Exactly as written, write out the lines below from the first to the one containing "84.3, 87.0, 89.3];", inclusive. Pictures do not belong in the copy.
** start **
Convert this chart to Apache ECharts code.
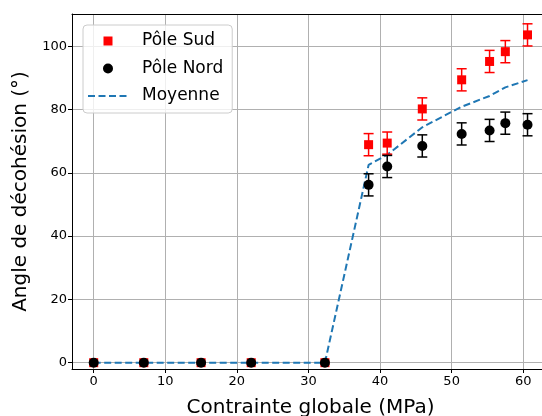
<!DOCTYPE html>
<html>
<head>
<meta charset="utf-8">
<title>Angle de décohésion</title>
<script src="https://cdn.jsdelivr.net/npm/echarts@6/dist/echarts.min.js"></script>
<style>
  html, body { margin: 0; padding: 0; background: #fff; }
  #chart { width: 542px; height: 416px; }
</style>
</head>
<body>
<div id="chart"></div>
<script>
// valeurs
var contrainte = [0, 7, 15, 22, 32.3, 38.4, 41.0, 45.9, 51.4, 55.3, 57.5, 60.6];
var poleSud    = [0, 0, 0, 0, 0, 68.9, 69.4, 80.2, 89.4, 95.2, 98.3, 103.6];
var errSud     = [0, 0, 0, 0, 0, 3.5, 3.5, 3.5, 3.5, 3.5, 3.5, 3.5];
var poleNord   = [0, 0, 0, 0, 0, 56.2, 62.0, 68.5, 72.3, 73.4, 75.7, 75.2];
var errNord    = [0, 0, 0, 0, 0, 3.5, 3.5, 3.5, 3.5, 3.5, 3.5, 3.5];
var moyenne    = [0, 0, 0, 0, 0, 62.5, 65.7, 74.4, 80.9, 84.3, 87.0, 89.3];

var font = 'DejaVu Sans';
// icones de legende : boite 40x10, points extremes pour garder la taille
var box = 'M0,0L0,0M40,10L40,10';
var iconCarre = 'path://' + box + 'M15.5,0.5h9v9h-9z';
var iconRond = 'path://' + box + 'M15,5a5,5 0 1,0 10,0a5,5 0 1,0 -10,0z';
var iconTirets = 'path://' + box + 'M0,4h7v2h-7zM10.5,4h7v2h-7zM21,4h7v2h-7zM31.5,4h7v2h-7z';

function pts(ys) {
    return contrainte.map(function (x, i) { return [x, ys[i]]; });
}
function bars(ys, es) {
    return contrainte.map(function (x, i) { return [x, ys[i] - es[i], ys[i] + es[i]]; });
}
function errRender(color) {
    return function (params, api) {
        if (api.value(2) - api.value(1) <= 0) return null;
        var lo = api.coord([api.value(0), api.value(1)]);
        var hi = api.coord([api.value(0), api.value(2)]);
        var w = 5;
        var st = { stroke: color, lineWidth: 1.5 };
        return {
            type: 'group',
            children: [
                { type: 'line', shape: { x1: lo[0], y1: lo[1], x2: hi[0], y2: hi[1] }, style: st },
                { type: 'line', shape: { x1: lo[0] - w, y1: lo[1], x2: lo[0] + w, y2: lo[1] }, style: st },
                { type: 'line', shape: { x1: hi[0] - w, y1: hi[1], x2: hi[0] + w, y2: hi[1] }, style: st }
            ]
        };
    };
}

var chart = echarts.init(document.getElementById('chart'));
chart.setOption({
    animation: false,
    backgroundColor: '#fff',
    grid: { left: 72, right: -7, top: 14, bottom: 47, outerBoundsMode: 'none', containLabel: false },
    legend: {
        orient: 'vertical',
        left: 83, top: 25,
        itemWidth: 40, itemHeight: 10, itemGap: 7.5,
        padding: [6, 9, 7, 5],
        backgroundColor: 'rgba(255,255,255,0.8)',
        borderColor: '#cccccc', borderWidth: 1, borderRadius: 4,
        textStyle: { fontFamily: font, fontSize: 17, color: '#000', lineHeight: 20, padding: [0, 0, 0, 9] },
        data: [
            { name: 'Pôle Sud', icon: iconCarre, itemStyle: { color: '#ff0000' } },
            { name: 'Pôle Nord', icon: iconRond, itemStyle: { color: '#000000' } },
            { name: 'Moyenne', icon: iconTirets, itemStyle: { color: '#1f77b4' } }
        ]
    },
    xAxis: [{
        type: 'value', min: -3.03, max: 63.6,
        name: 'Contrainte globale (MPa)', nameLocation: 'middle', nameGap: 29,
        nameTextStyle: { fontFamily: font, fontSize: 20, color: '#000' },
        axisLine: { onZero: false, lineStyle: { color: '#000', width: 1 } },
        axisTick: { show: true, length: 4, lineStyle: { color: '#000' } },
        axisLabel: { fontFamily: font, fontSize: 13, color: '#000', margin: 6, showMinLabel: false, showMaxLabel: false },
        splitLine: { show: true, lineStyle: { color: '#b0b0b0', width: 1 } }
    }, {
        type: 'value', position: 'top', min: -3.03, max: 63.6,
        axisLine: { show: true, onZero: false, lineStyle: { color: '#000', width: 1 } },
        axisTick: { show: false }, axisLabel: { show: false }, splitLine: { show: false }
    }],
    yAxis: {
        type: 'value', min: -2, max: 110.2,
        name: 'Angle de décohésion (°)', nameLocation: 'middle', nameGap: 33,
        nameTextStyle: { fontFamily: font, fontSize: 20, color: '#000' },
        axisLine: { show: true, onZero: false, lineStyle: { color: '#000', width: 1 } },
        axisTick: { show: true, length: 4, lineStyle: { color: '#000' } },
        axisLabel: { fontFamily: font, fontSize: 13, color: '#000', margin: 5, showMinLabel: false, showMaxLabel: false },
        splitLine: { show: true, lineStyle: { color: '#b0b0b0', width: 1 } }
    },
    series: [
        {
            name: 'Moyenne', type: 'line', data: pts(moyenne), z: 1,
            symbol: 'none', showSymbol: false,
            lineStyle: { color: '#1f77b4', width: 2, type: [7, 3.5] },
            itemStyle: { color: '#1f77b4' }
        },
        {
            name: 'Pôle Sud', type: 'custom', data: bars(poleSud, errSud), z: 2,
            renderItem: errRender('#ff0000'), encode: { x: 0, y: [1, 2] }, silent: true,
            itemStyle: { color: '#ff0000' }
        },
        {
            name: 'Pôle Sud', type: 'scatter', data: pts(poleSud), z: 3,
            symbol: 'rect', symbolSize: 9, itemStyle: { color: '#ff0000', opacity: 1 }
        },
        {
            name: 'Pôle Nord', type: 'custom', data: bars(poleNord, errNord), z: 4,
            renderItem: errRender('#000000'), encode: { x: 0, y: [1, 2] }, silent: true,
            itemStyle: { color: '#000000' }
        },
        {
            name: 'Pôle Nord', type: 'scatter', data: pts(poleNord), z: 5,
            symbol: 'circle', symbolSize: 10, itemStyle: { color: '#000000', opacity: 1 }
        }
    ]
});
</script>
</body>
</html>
** end **
§ WORKED ANSWER
Convert this chart to Apache ECharts code.
<!DOCTYPE html>
<html>
<head>
<meta charset="utf-8">
<title>Angle de décohésion</title>
<script src="https://cdn.jsdelivr.net/npm/echarts@6/dist/echarts.min.js"></script>
<style>
  html, body { margin: 0; padding: 0; background: #fff; }
  #chart { width: 542px; height: 416px; }
</style>
</head>
<body>
<div id="chart"></div>
<script>
// valeurs
var contrainte = [0, 7, 15, 22, 32.3, 38.4, 41.0, 45.9, 51.4, 55.3, 57.5, 60.6];
var poleSud    = [0, 0, 0, 0, 0, 68.9, 69.4, 80.2, 89.4, 95.2, 98.3, 103.6];
var errSud     = [0, 0, 0, 0, 0, 3.5, 3.5, 3.5, 3.5, 3.5, 3.5, 3.5];
var poleNord   = [0, 0, 0, 0, 0, 56.2, 62.0, 68.5, 72.3, 73.4, 75.7, 75.2];
var errNord    = [0, 0, 0, 0, 0, 3.5, 3.5, 3.5, 3.5, 3.5, 3.5, 3.5];
var moyenne    = [0, 0, 0, 0, 0, 62.5, 65.7, 74.4, 80.9, 84.3, 87.0, 89.3];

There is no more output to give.